Vous le ſçavez trop bien. Jamais ſans ſes avis
Claude qu’il gouvernoit n’euſt adopté mon Fils.
Que dis-je ? A ſon Eſpouſe on donne une Rivale.
On affranchit Neron de la foy conjugale.
Digne employ d’un Miniſtre ennemy des Flatteurs,
Choiſi pour mettre un frein à ſes jeunes ardeurs,
De les flatter luy-meſme, & nourrir dans ſon ame
Le mépris de ſa Mere & l’oubly de ſa Femme !

BURRHUS.

Madame, juſqu’icy c’eſt trop toſt m’accuſer.
L’Empereur n’a rien foit qu’on ne puiſſe excuſer.
N’imputez qu’à Pallas un exil neceſſaire,
Son orgueil des long-temps exigeoit ce ſalaire,
Et l’Empereur ne fait qu’accomplir à regret
Ce que toute la Cour demandoit en ſecret.
Le reſte eſt un malheur qui n’eſt point ſãs reſſource.
Des larmes d’Octavie on peut tarir la ſource.

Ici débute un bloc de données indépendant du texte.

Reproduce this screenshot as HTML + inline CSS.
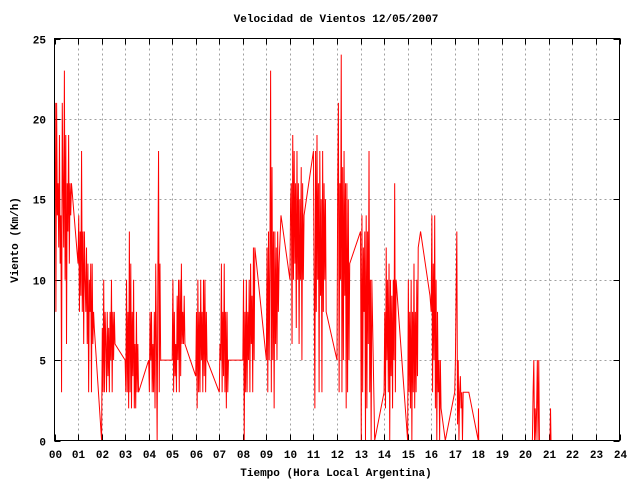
<!DOCTYPE html>
<html><head><meta charset="utf-8"><style>
html,body{margin:0;padding:0;background:#fff;}
svg{display:block;font-family:"Liberation Mono",monospace;font-weight:bold;}
</style></head><body>
<svg id="chart" width="640" height="480" viewBox="0 0 640 480" xmlns="http://www.w3.org/2000/svg">
<text x="336" y="22" font-size="11" text-anchor="middle">Velocidad de Vientos 12/05/2007</text>
<text transform="translate(18,240) rotate(-90)" font-size="11" text-anchor="middle">Viento (Km/h)</text>
<text x="336" y="476" font-size="11" text-anchor="middle">Tiempo (Hora Local Argentina)</text>
<g id="grid"></g>
<g id="ticks"></g>
<path id="series" fill="none" stroke="#ff0000" stroke-width="1"/>
<rect x="54.5" y="38.5" width="565" height="402" fill="none" stroke="#000" stroke-width="1"/>
</svg>
<script>
const xTicks = ["00","01","02","03","04","05","06","07","08","09","10","11","12","13","14","15","16","17","18","19","20","21","22","23","24"];
const yTicks = [0,5,10,15,20,25];
const sampleStep = 0.03;
const burstStart = [0.0,1.0,2.0,3.0,4.0,5.0,6.0,7.0,8.0,9.0,10.0,11.0,12.0,13.0,14.0,15.0,16.0,17.0,20.3];
const burstValues = [
[16,21,8,21,14,16,12,19,11,14,3,21,16,12,23,10,19,6,16,13,19,11,16,14],
[11,14,8,13,9,18,8,13,6,13,10,8,12,6,11,3,10,8,11,3,11,6,8,7],
[0,7,3,10,3,8,6,3,8,4,7,3,8,5,10,3,8,5,8,6],
[5,3,10,3,8,2,13,3,11,2,8,4,10,2,6,2,8,3,6,3],
[5,3,8,5,8,3,6,3,8,2,11,6,0,10,18,3,11,5,5],
[5,10,3,8,4,6,3,9,5,10,3,10,4,11,6,8,6,9,6],
[4,8,2,10,3,8,3,10,5,8,3,10,4,10,3,8,5],
[3,6,5,11,3,8,4,11,3,8,2,8,3,5],
[5,10,0,8,3,10,3,8,5,10,3,11,6,9,3,12,5,12],
[5,12,3,13,5,11,23,3,17,5,13,2,13,6,12,5,13,8,11],
[10,15,16,6,19,10,18,11,16,7,18,10,16,6,15,10,17,5,16,10,14],
[18,10,2,18,8,19,10,16,3,18,9,15,3,18,8,16,10,15,8],
[5,16,21,3,16,10,24,3,17,5,18,9,16,2,16,3,15,5,11],
[13,0,14,3,12,8,13,0,14,2,13,6,18,3,10,0,10],
[3,8,2,12,5,10,3,11,0,10,4,9,2,10,5,16,3,10],
[0,10,3,8,2,10,0,8,3,11,2,8,3,10,4,12],
[8,14,3,11,5,14,2,10,0,8,3,5,0,5,2],
[3,5,9,13,1,5,0,3,4,2,3,0,3],
[0,3,5,0,2,0,2,5,0,5]
];
const gapTimes = [0.72,7.98,9.62,13.6,15.55,15.95,16.6,17.6,18.0,18.01,18.02,20.29,20.6,21.05,21.07,21.09];
const gapValues = [16,5,14,0,13,9,0,3,0,2,0,0,0,0,2,0];

const X0=54.5, X1=619.5, Y0=440.5, Y1=38.5;
const xScale = t => X0 + (X1-X0)*t/24;
const yScale = v => Y0 - (Y0-Y1)*v/25;
const NS="http://www.w3.org/2000/svg";
const grid=document.getElementById('grid'), ticks=document.getElementById('ticks');
function line(parent,x1,y1,x2,y2,stroke,dash){
  const l=document.createElementNS(NS,'line');
  l.setAttribute('x1',x1);l.setAttribute('y1',y1);l.setAttribute('x2',x2);l.setAttribute('y2',y2);
  l.setAttribute('stroke',stroke);if(dash)l.setAttribute('stroke-dasharray',dash);
  parent.appendChild(l);return l;
}
xTicks.forEach((lab,i)=>{
  const x=Math.round(xScale(i))+0.5;
  if(i>0&&i<24){
    const g=line(grid,x,Y1,x,Y0,'#a0a0a0','2,3');
    
    
  }
  const tb=line(ticks,x,Y0,x,Y0-6,'#000');
  
  
  const tt=line(ticks,x,Y1,x,Y1+6,'#000');
  
  
  const t=document.createElementNS(NS,'text');
  t.setAttribute('x',x);t.setAttribute('y',458);t.setAttribute('font-size','11');t.setAttribute('text-anchor','middle');
  t.textContent=lab;
  
  
  ticks.appendChild(t);
});
yTicks.forEach(v=>{
  const y=Math.round(yScale(v))+0.5;
  if(v>0&&v<25){
    const g=line(grid,X0,y,X1,y,'#a0a0a0','2,3');
    
    
  }
  const a=line(ticks,X0,y,X0+6,y,'#000');
  
  
  const b=line(ticks,X1,y,X1-6,y,'#000');
  
  
  const t=document.createElementNS(NS,'text');
  t.setAttribute('x',46);t.setAttribute('y',y+4);t.setAttribute('font-size','11');t.setAttribute('text-anchor','end');
  t.textContent=v;
  
  
  ticks.appendChild(t);
});
const pts=[];
burstStart.forEach((s,i)=>burstValues[i].forEach((v,j)=>pts.push([s+j*sampleStep,v])));
gapTimes.forEach((t,i)=>pts.push([t,gapValues[i]]));
pts.sort((a,b)=>a[0]-b[0]);
document.getElementById('series').setAttribute('d',pts.map((p,i)=>(i?'L':'M')+xScale(p[0]).toFixed(2)+','+yScale(p[1]).toFixed(2)).join(''));
</script>
</body></html>
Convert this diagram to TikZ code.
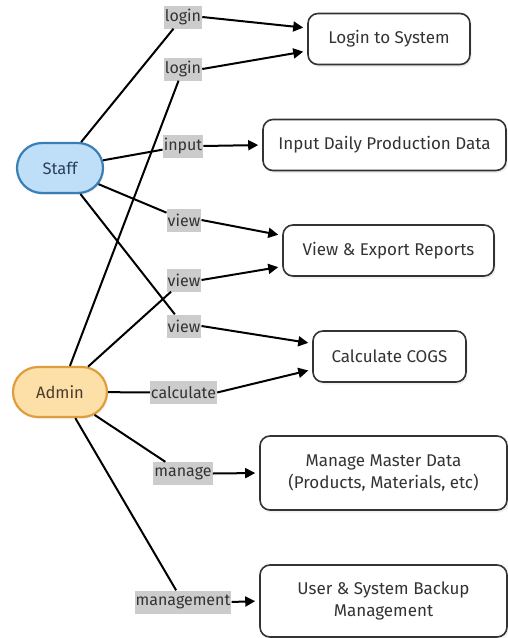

Mais calmez vos trãſports. Par un chemin plus doux
Vous luy pourrez pluſtoſt ramener ſon Eſpoux.
Les menaſſes, les cris le rendront plus farouche.

AGRIPPINE.

Ah ! L’on s’efforce en vain de me fermer la bouche.
Je voy que mon ſilence irrite vos dédains,
Et c’eſt trop reſpecter l’ouvrage de mes mains.
Pallas n’emporte pas tout l’appuy d’Agrippine,
Le Ciel m’en laiſſe aſſez pour vanger ma ruine.
Le Fils de Claudius commence à reſſentir
Des crimes, dont je n’ay que le ſeul repentir.
J’iray, n’en doutez point, le monſtrer à l’Armée,
Plaindre aux yeux des Soldats ſon enfãce opprimée,
Leur faire à mon exemple expier leur erreur.